Google has deepened the integration between its Google+ social network and Gmail, adding a feature that auto-suggests Google+ contacts when Gmail users are typing in email recipients. In other words, you can email any of your Google+ contacts without knowing their email address, and they can email you as well.
Just when you thought that there might some small shred of privacy left in the world, we see Google+, Facebook and other social networking sites making sure that none of it is left to speak of. If you get into what Google+ is doing here, this means that anyone on Google+ in any of your circles can now send you email to your Gmail account without even knowing your email address. They do make a few concessions however, from the article again:
Google+ users are able to control who can contact them from Gmail in this way with four options. They can opt out entirely, so that they won’t appear in Gmail auto-suggest. They can limit the feature to include only people they have added to their own Circles. They can make the scope broader by extending it to people with a second degree of Circles separation, meaning people you’re not connected to but who are connected to someone in your Circles. The last option is to open up the feature to anyone on Google+.
Got that? What would be the point of being on Google+ if you didn't want the whole world to know everything you were saying and doing?

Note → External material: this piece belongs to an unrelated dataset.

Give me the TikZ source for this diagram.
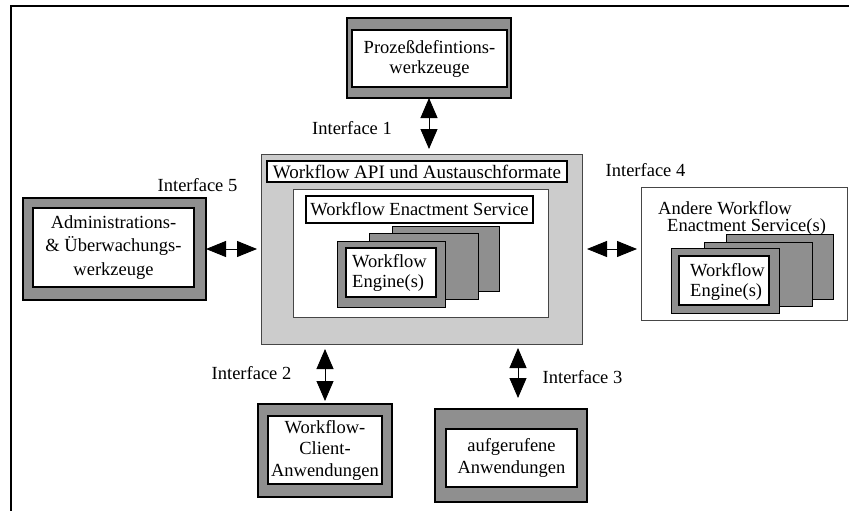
\documentclass[tikz,border=0pt]{standalone}
\usepackage{fontspec}
\setmainfont{Liberation Serif}
\usetikzlibrary{arrows.meta}
\definecolor{dgray}{RGB}{143,143,143}
\definecolor{lgray}{RGB}{204,204,204}
\definecolor{edgegray}{RGB}{70,70,70}
\newcommand\myfs[1]{\fontsize{18.5}{#1}\selectfont}
\begin{document}
\begin{tikzpicture}[x=1pt,y=-1pt,
  box/.style={rectangle, inner sep=0pt, outer sep=0pt},
  shellbox/.style={box, fill=dgray, draw=black, line width=1.3pt},
  paperbox/.style={box, fill=white, draw=black, line width=1.1pt, align=center},
  cardbox/.style={box, fill=dgray, draw=black, line width=0.9pt},
  lbl/.style={inner sep=0pt, font=\myfs{22}},
  engtext/.style={inner sep=0pt, align=left, font=\myfs{20}},
  dblarrow/.style={{Triangle[length=20pt,width=17pt]}-{Triangle[length=20pt,width=17pt]}, line width=0.9pt},
  harrow/.style={{Triangle[length=20pt,width=16pt]}-{Triangle[length=20pt,width=16pt]}, line width=0.9pt}
]
\useasboundingbox (0,0) rectangle (849,511);
% frame
\draw[line width=2.3pt] (11,511) |- (849,6.2);

% top box
\node[shellbox, minimum width=164pt, minimum height=80pt] (topOuter) at (429,58) {};
\node[paperbox, minimum width=155pt, minimum height=57pt, font=\myfs{20}] (topInner) at (429.5,58.5) {Prozeßdefintions-\\werkzeuge};

% center box
\node[box, fill=lgray, draw=edgegray, line width=0.9pt, minimum width=321pt, minimum height=190pt] (center) at (421.5,249) {};
\node[paperbox, minimum width=300pt, minimum height=21pt, font=\fontsize{19}{21}\selectfont] (api) at (417,171.5) {Workflow API und Austauschformate};
\node[box, fill=white, draw=edgegray, line width=0.8pt, minimum width=255pt, minimum height=128pt] (wes) at (420.5,253) {};
\node[paperbox, minimum width=227pt, minimum height=27pt, font=\myfs{21}] (wesLabel) at (419.5,209.5) {Workflow Enactment Service};
\node[cardbox, minimum width=107pt, minimum height=65pt] (engBack) at (445.5,258.5) {};
\node[cardbox, minimum width=109pt, minimum height=66pt] (engMid) at (423.5,266) {};
\node[shellbox, line width=1pt, minimum width=108pt, minimum height=66pt] (engFront) at (391,274) {};
\node[paperbox, minimum width=90pt, minimum height=49pt] (engInner) at (391,272.5) {};
\node[engtext, anchor=west] (engText) at (352,272.5) {Workflow\\Engine(s)};

% left box
\node[shellbox, minimum width=183pt, minimum height=102pt] (leftOuter) at (114.5,249) {};
\node[paperbox, minimum width=161pt, minimum height=79pt, font=\myfs{23.5}] (leftInner) at (113.5,247.5) {Administrations-\\\&~Überwachungs-\\werkzeuge};

% right box
\node[box, fill=white, draw=edgegray, line width=0.9pt, minimum width=206pt, minimum height=133pt] (andere) at (744,253.5) {};
\node[engtext, font=\myfs{17.5}, anchor=west] (andereLabel) at (658,218.5) {Andere Workflow\\\hspace*{9pt}Enactment Service(s)};
\node[cardbox, minimum width=107pt, minimum height=65pt] (rBack) at (779.5,266.5) {};
\node[cardbox, minimum width=108pt, minimum height=64pt] (rMid) at (758,274) {};
\node[shellbox, line width=1pt, minimum width=108pt, minimum height=65pt] (rFront) at (725,280.5) {};
\node[paperbox, minimum width=90pt, minimum height=49pt] (rInner) at (724,280.5) {};
\node[engtext, anchor=west] (rText) at (690,282) {Workflow\\Engine(s)};

% bottom boxes
\node[shellbox, minimum width=134pt, minimum height=93pt] (clOuter) at (325,450.5) {};
\node[paperbox, minimum width=114pt, minimum height=68pt, font=\myfs{21.5}] (clInner) at (325,450) {Workflow-\\Client-\\Anwendungen};
\node[shellbox, minimum width=152pt, minimum height=93pt] (arOuter) at (511,455.5) {};
\node[paperbox, minimum width=131pt, minimum height=58pt, font=\myfs{22}] (arInner) at (511.5,458) {aufgerufene\\Anwendungen};

% interface labels
\node[lbl] (if1) at (352,128) {Interface 1};
\node[lbl] (if2) at (251.5,373) {Interface 2};
\node[lbl] (if3) at (582.5,377) {Interface 3};
\node[lbl] (if4) at (645.5,170) {Interface 4};
\node[lbl] (if5) at (197.5,185) {Interface 5};

% connectors
\draw[dblarrow, shorten >=5pt] (topOuter.south) -- (topOuter.south |- center.north);
\draw[harrow, shorten >=4pt] (leftOuter.east) -- (center.west);
\draw[harrow, shorten <=5pt, shorten >=4pt] (center.east) -- (center.east -| andere.west);
\draw[dblarrow, shorten <=5pt, shorten >=3pt] (center.south -| clOuter.north) -- (clOuter.north);
\draw[dblarrow, shorten <=4pt, shorten >=11pt] ([xshift=7pt]arOuter.north |- center.south) -- ([xshift=7pt]arOuter.north);
\end{tikzpicture}
\end{document}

I recently posted about how all of my Facebook "Friends" who happened to be relatives, showed up in my Ancestry.com online Public Family Tree with photos etc. It seems that any last vestiges of electronic separation, i.e privacy, have now disappeared into the aether. Is this cause for another round of handwringing? Is it now time to turn off all the electronic devices and move to a cave in the mountains with an apple and a loin cloth (a real apple, not a computer).

Here is the reality. Privacy is an ephemera. If is something you were led to believe existed, but really never has since the dawn of the computer age. We gave up our privacy in exchange for unlimited access to all of the world's knowledge. From my standpoint, it was a pretty good deal. You may not think so because you care more about your privacy than you care about the world's knowledge, but you weren't the one making the deal.

If you think of privacy as something you own, then everything that is going on online makes perfect sense. To repeat, you trade what you own for the perceived benefits of the online community. I guess my perception of privacy was molded in the Army where there was literally nothing private. Just try living in an Army barracks for a while with a bunch of people you do not know and you will see exactly what I mean. Being online is not nearly as bad as an Army barracks experience.

Things could get worse and they probably will.